Derek Culley: I "caught the bug" from my art teacher Seamus O'Colman, at the age of 15 and had my first studio at the age of 16. For me, mark making / painting was as natural as walking or running! The studio was a garage in the alley in back of my house, which I rented from the Agnes Kinsella, the mother of Thomas Kinsella, the Irish Poet. I worked at a local bar cleaning and serving drinks to pay for it. Painting is my life! My approach to painting is my approach to painting. I seek spontaneity in my work that is reflective of my moods, my emotions, and my response to all that is beyond me and within me. My use of materials over the years seems to bear a pattern. For sad heavy works I have a preference for oils whilst for the more immediate works, I use Acrylic. I believe an essential aspect of my work is composition and my adherence to a commitment to structure. This is also a feature found in my recent Digital work which I complete on an iPad. Colour plays an essential feature in my work. For me colour is as inherent a feature in my work as is composition. I rarely have a title for a work prior to execution as 90 percent of the time my work is a subconscious reaction which finds a title on completion. My reaction to a completed work is the title -the journey's end for that particular work (or the beginning of the journey!)
Vasiliki Pappas: What is the process of creating your own painting?
Derek Culley: A very pointed question. Years ago, when I first started working in the UK, I was called a doodler! Later, as my exhibitions portfolio expanded and folks started critically viewing my works, I achieved the status of 'Mark-maker'. When I first met my wife I was writing a lot of poetry. In a sense I view creating a painting as visual writing. A self-taught artist, I do not adhere to a prescribed methodology in my creative process. I respect and understand the materials I use and their limitation's. I never seek nor care for approval for a finished work.
Vasiliki Pappas: What is it that inspires you and what are your favorite subjects?
Derek Culley: I don't know! I know what pisses me off and makes me angry. I know what makes me happy, makes me smile. If the whole of your being is who you are then I find it impossible to identify that "THING" that is inspiration. I am a 'watcher' and I never tire of learning visually or audibly. I do not seek subjects i.e. still life / landscapes or portraits; for example. My work is more a record of my response to all that stimulates me.
Vasiliki Pappas: Is painting making a progress in the U.K. and who is your favorite painter?

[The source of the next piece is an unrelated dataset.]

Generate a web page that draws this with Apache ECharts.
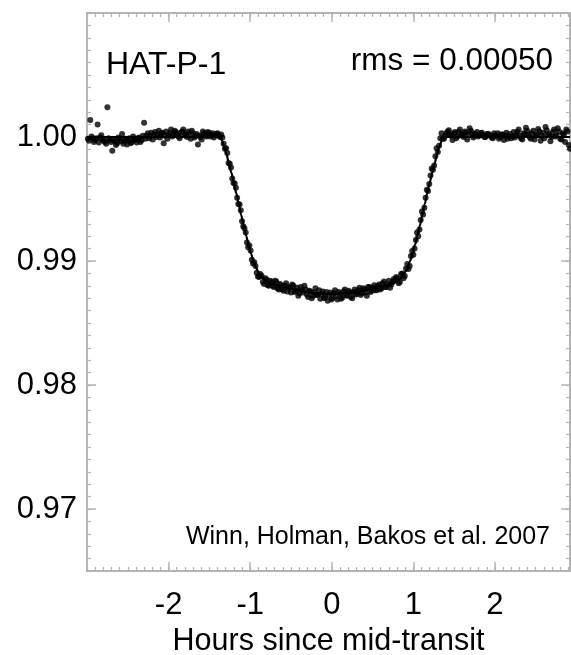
<!DOCTYPE html>
<html>
<head>
<meta charset="utf-8">
<script src="https://cdn.jsdelivr.net/npm/echarts@6/dist/echarts.min.js"></script>
<style>
html,body{margin:0;padding:0;background:#fff;}
#chart{width:571px;height:655px;}
</style>
</head>
<body>
<div id="chart"></div>
<script>
// ---- data ----
const time = [
-2.99,-2.96,-2.93,-2.90,-2.87,-2.84,-2.81,-2.78,-2.75,-2.72,-2.69,-2.66,-2.63,-2.60,-2.57,-2.54,-2.51,-2.48,-2.45,-2.42,
-2.39,-2.36,-2.33,-2.30,-2.27,-2.24,-2.21,-2.18,-2.15,-2.12,-2.09,-2.06,-2.03,-2.00,-1.97,-1.94,-1.91,-1.88,-1.85,-1.82,
-1.79,-1.76,-1.73,-1.70,-1.67,-1.64,-1.61,-1.58,-1.55,-1.52,-1.49,-1.46,-1.43,-1.40,-1.37,
-1.34,-1.31,-1.28,-1.25,-1.22,-1.19,-1.16,-1.13,-1.10,-1.07,-1.04,-1.01,-0.98,-0.95,-0.92,-0.89,-0.86,-0.83,-0.80,-0.77,
-0.74,-0.71,-0.68,-0.65,-0.62,-0.59,-0.56,-0.53,-0.50,-0.47,-0.44,-0.41,-0.38,-0.35,-0.32,-0.29,-0.26,-0.23,-0.20,-0.17,
-0.14,-0.11,-0.08,-0.05,-0.02,0.01,0.04,0.07,0.10,0.13,0.16,0.19,0.22,0.25,0.28,0.31,0.34,0.37,0.40,0.43,
0.46,0.49,0.52,0.55,0.58,0.61,0.64,0.67,0.70,0.73,0.76,
0.79,0.82,0.85,0.88,0.91,0.94,0.97,1.00,1.03,1.06,1.09,1.12,1.15,1.18,1.21,1.24,1.27,1.30,1.33,1.36,
1.39,1.42,1.45,1.48,1.51,1.54,1.57,1.60,1.63,1.66,1.69,1.72,1.75,1.78,1.81,1.84,1.87,1.90,1.93,1.96,
1.99,2.02,2.05,2.08,2.11,2.14,2.17,2.20,2.23,2.26,2.29,2.32,2.35,2.38,2.41,2.44,2.47,2.50,2.53,2.56,
2.59,2.62,2.65,2.68,2.71,2.74,2.77,2.80,2.83,2.86,2.89,2.92
];
const flux = [
0.99985,1.00138,0.99990,0.99975,1.00100,0.99995,0.99980,0.99960,1.00240,0.99975,0.99890,0.99965,0.99950,0.99985,1.00025,0.99970,0.99940,0.99990,0.99960,0.99985,
0.99955,0.99995,0.99975,1.00115,1.00010,0.99990,1.00035,1.00020,1.00000,1.00050,1.00030,0.99950,1.00045,1.00015,1.00060,1.00025,1.00040,1.00005,1.00035,1.00060,
1.00020,1.00045,0.99985,1.00030,1.00010,0.99940,1.00000,1.00045,1.00020,1.00040,1.00005,1.00030,1.00015,1.00030,1.00000,
0.99995,0.99905,0.99870,0.99785,0.99665,0.99625,0.99510,0.99455,0.99320,0.99265,0.99150,0.99125,0.99010,0.98990,0.98905,0.98870,0.98880,0.98815,0.98850,0.98800,
0.98830,0.98790,0.98835,0.98770,0.98805,0.98760,0.98820,0.98785,0.98745,0.98800,0.98760,0.98720,0.98790,0.98745,0.98770,0.98710,0.98755,0.98720,0.98780,0.98730,
0.98695,0.98755,0.98710,0.98680,0.98745,0.98700,0.98765,0.98690,0.98735,0.98705,0.98770,0.98720,0.98745,0.98700,0.98770,0.98735,0.98785,0.98740,0.98770,0.98720,
0.98790,0.98760,0.98805,0.98765,0.98810,0.98780,0.98835,0.98790,0.98840,0.98810,0.98855,
0.98870,0.98820,0.98895,0.98860,0.98940,0.98935,0.99040,0.99050,0.99170,0.99200,0.99330,0.99375,0.99510,0.99565,0.99690,0.99735,0.99845,0.99880,0.99990,0.99985,
1.00010,1.00045,1.00020,0.99975,1.00040,1.00005,1.00060,1.00025,1.00045,0.99980,1.00070,1.00030,1.00010,1.00040,1.00015,1.00035,1.00000,1.00025,1.00020,0.99995,
1.00030,1.00010,0.99985,1.00020,0.99975,1.00035,1.00005,0.99990,1.00040,1.00015,1.00060,0.99990,1.00030,1.00075,1.00020,0.99985,1.00050,1.00010,1.00065,0.99970,
1.00035,1.00080,1.00015,0.99965,1.00040,1.00005,1.00070,0.99985,1.00030,0.99960,1.00045,0.99905
];
// second (interleaved) half of the exposures
const time2 = [
-2.975,-2.945,-2.915,-2.885,-2.855,-2.825,-2.795,-2.765,-2.735,-2.705,-2.675,-2.645,-2.615,-2.585,-2.555,-2.525,-2.495,-2.465,-2.435,-2.405,
-2.375,-2.345,-2.315,-2.285,-2.255,-2.225,-2.195,-2.165,-2.135,-2.105,-2.075,-2.045,-2.015,-1.985,-1.955,-1.925,-1.895,-1.865,-1.835,-1.805,
-1.775,-1.745,-1.715,-1.685,-1.655,-1.625,-1.595,-1.565,-1.535,-1.505,-1.475,-1.445,-1.415,-1.385,
-1.355,-1.325,-1.295,-1.265,-1.235,-1.205,-1.175,-1.145,-1.115,-1.085,-1.055,-1.025,-0.995,-0.965,-0.935,-0.905,-0.875,-0.845,-0.815,-0.785,-0.755,
-0.725,-0.695,-0.665,-0.635,-0.605,-0.575,-0.545,-0.515,-0.485,-0.455,-0.425,-0.395,-0.365,-0.335,-0.305,-0.275,-0.245,-0.215,-0.185,-0.155,
-0.125,-0.095,-0.065,-0.035,-0.005,0.025,0.055,0.085,0.115,0.145,0.175,0.205,0.235,0.265,0.295,0.325,0.355,0.385,0.415,0.445,
0.475,0.505,0.535,0.565,0.595,0.625,0.655,0.685,0.715,0.745,
0.775,0.805,0.835,0.865,0.895,0.925,0.955,0.985,1.015,1.045,1.075,1.105,1.135,1.165,1.195,1.225,1.255,1.285,1.315,1.345,
1.375,1.405,1.435,1.465,1.495,1.525,1.555,1.585,1.615,1.645,1.675,1.705,1.735,1.765,1.795,1.825,1.855,1.885,1.915,1.945,
1.975,2.005,2.035,2.065,2.095,2.125,2.155,2.185,2.215,2.245,2.275,2.305,2.335,2.365,2.395,2.425,2.455,2.485,2.515,2.545,
2.575,2.605,2.635,2.665,2.695,2.725,2.755,2.785,2.815,2.845,2.875,2.905
];
const flux2 = [
0.99970,1.00005,0.99960,0.99990,0.99955,1.00015,0.99970,0.99945,0.99990,0.99960,0.99980,0.99935,0.99995,0.99965,0.99945,0.99985,0.99970,0.99950,1.00005,0.99975,
0.99990,0.99960,1.00010,0.99985,1.00030,1.00005,0.99980,1.00040,1.00020,0.99995,1.00035,1.00010,0.99985,1.00030,1.00005,1.00050,1.00020,0.99990,1.00045,1.00015,
1.00000,1.00030,1.00050,0.99995,1.00025,1.00010,0.99980,1.00030,1.00005,1.00035,1.00015,0.99995,1.00025,1.00010,
1.00020,0.99945,0.99910,0.99790,0.99755,0.99630,0.99590,0.99460,0.99410,0.99280,0.99230,0.99110,0.99085,0.98980,0.98960,0.98875,0.98895,0.98830,0.98860,0.98805,0.98840,
0.98800,0.98840,0.98780,0.98815,0.98770,0.98800,0.98755,0.98790,0.98810,0.98750,0.98785,0.98740,0.98765,0.98800,0.98730,0.98760,0.98700,0.98745,0.98725,0.98765,
0.98735,0.98700,0.98750,0.98725,0.98690,0.98740,0.98715,0.98750,0.98695,0.98755,0.98725,0.98760,0.98710,0.98750,0.98730,0.98765,0.98725,0.98780,0.98745,0.98790,
0.98750,0.98785,0.98765,0.98800,0.98770,0.98820,0.98790,0.98810,0.98785,0.98830,
0.98845,0.98860,0.98830,0.98900,0.98880,0.98975,0.98960,0.99080,0.99100,0.99230,0.99255,0.99400,0.99430,0.99575,0.99620,0.99745,0.99770,0.99910,0.99930,1.00030,
0.99985,1.00030,1.00055,1.00010,1.00030,0.99990,1.00040,1.00015,1.00000,1.00035,1.00020,1.00050,0.99995,1.00025,1.00005,1.00030,1.00015,1.00000,1.00025,1.00010,
0.99990,1.00015,1.00030,1.00000,1.00020,1.00010,0.99985,1.00025,1.00005,0.99995,1.00040,1.00010,0.99980,1.00025,1.00050,1.00000,1.00030,0.99980,1.00020,1.00045,
1.00010,0.99990,1.00055,1.00025,1.00000,1.00060,1.00015,1.00045,0.99980,1.00020,1.00060,0.99935
];
const modelTime = [
-3.00,-1.38,-1.35,-1.32,-1.29,-1.26,-1.23,-1.20,-1.17,-1.14,-1.11,-1.08,-1.05,-1.02,-0.99,-0.96,-0.93,-0.90,-0.87,-0.84,-0.81,-0.78,
-0.70,-0.60,-0.50,-0.40,-0.30,-0.20,-0.10,0.00,0.10,0.20,0.30,0.40,0.50,0.60,0.70,
0.78,0.81,0.84,0.87,0.90,0.93,0.96,0.99,1.02,1.05,1.08,1.11,1.14,1.17,1.20,1.23,1.26,1.29,1.32,1.35,1.38,2.92
];
const modelFlux = [
1.00000,1.00000,0.99975,0.99925,0.99860,0.99785,0.99710,0.99630,0.99545,0.99460,0.99370,0.99285,0.99205,0.99130,0.99060,0.99000,0.98950,0.98910,0.98880,0.98860,0.98840,0.98828,
0.98810,0.98793,0.98778,0.98763,0.98750,0.98741,0.98735,0.98733,0.98735,0.98741,0.98750,0.98763,0.98778,0.98793,0.98810,
0.98828,0.98840,0.98860,0.98880,0.98910,0.98950,0.99000,0.99060,0.99130,0.99205,0.99285,0.99370,0.99460,0.99545,0.99630,0.99710,0.99785,0.99860,0.99925,0.99975,1.00000,1.00000
];
const xTickLabels = [-2, -1, 0, 1, 2];
const xMajorTicks = [-2, -1, 0, 1, 2];
const yTickLabels = [0.97, 0.98, 0.99, 1.00];
const xTitle = 'Hours since mid-transit';
const targetName = 'HAT-P-1';
const rmsText = 'rms = 0.00050';
const creditText = 'Winn, Holman, Bakos et al. 2007';

// ---- chart ----
const FONT = '"Liberation Sans", Arial, Helvetica, sans-serif';
const AX = '#b4b4b4';
const X_MIN = -3, X_MAX = 2.92, Y_MIN = 0.965, Y_MAX = 1.010;

function xAxisDef(pos, major, labels) {
  return {
    type: 'value', position: pos, min: X_MIN, max: X_MAX, interval: 0.1,
    axisLine: { show: !major, onZero: false, lineStyle: { color: AX, width: 2 } },
    axisTick: major
      ? { show: true, inside: true, length: 9, customValues: xMajorTicks, lineStyle: { color: AX, width: 1.5 } }
      : { show: true, inside: true, length: 4, lineStyle: { color: AX, width: 1.2 } },
    axisLabel: labels
      ? { show: true, customValues: xTickLabels, formatter: v => String(Math.round(v)), fontSize: 31, fontFamily: FONT, color: '#000', margin: 19 }
      : { show: false },
    splitLine: { show: false },
    name: labels ? xTitle : '',
    nameLocation: 'middle', nameGap: 49,
    nameTextStyle: { fontSize: 30.5, fontFamily: FONT, color: '#000' }
  };
}
function yAxisDef(pos, major, labels) {
  return {
    type: 'value', position: pos, min: Y_MIN, max: Y_MAX, interval: 0.001,
    axisLine: { show: !major, onZero: false, lineStyle: { color: AX, width: 2 } },
    axisTick: major
      ? { show: true, inside: true, length: 9, customValues: yTickLabels, lineStyle: { color: AX, width: 1.5 } }
      : { show: true, inside: true, length: 4, lineStyle: { color: AX, width: 1.2 } },
    axisLabel: labels
      ? { show: true, customValues: yTickLabels, formatter: v => v.toFixed(2), fontSize: 31, fontFamily: FONT, color: '#000', margin: 10 }
      : { show: false },
    splitLine: { show: false }
  };
}

const chart = echarts.init(document.getElementById('chart'), null, { renderer: 'canvas' });
chart.setOption({
  animation: false,
  backgroundColor: '#fff',
  grid: { left: 87, right: 1, top: 13, bottom: 84, containLabel: false, outerBoundsMode: 'none' },
  xAxis: [
    xAxisDef('bottom', false, true),
    xAxisDef('bottom', true, false),
    xAxisDef('top', false, false),
    xAxisDef('top', true, false)
  ],
  yAxis: [
    yAxisDef('left', false, true),
    yAxisDef('left', true, false),
    yAxisDef('right', false, false),
    yAxisDef('right', true, false)
  ],
  graphic: [
    { type: 'text', left: 106, top: 49, style: { text: targetName, font: '32px ' + FONT, fill: '#000' } },
    { type: 'text', right: 18, top: 45, style: { text: rmsText, font: '31.5px ' + FONT, fill: '#000' } },
    { type: 'text', right: 21, top: 525, style: { text: creditText, font: '25px ' + FONT, fill: '#000' } }
  ],
  series: [
    {
      type: 'line', xAxisIndex: 0, yAxisIndex: 0,
      data: modelTime.map((t, i) => [t, modelFlux[i]]),
      showSymbol: false, smooth: 0.3, smoothMonotone: 'x',
      lineStyle: { color: '#000', width: 2.2 }, z: 2, silent: true
    },
    {
      type: 'scatter', xAxisIndex: 0, yAxisIndex: 0,
      data: time.map((t, i) => [t, flux[i]]).concat(time2.map((t, i) => [t, flux2[i]])),
      symbol: 'circle', symbolSize: 6,
      itemStyle: { color: '#000' }, z: 3, silent: true
    }
  ]
});
</script>
</body>
</html>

Derek Culley: I believe it is. Ironically, in seeking art credibility Damien Hirst is now seeking recognition as a credible painter /artist. Painting is back and the sales show rooms verify this plus the list of the world's top artists show a rise in painters to the top. My favorite painter would be Alan Davie followed by John Hoyland and Jim Dine.
Vasiliki Pappas: Have you regretted anything in your life since you got involved in painting?
Derek Culley: Regret is a sad word. My art journey has been challenging but never sad.
Vasiliki Pappas: If you could turn back time, would you change some of your choices?
Derek Culley: Have a greater respect for 'TIME'. As young folks we are not thought to respect 'clichés' or wisdoms learned by others life's experiences. We are thought to seek knowledge without a true understanding of this knowledge and how to respect that knowledge / time is part of our journey; how best to travel on this journey.
Vasiliki Pappas: A Greek poet, Ntinos Christianopoulos says: "Those that have pestered us, lay heavier on our inner selves." In your case, who are these people?
Derek Culley: If by this statement, Ntinos is referring to 'those who irritate us' then for me it the genearation of art Critics and Art Dealers who write eloquently about art dross and endorse Art Bollox.
Vasiliki Pappas: Derek, what are your plans for the future?
Derek Culley: Since the advent of Covid-19 I have adopted a 3-day life bubble / window philosophy and will continue with this focus.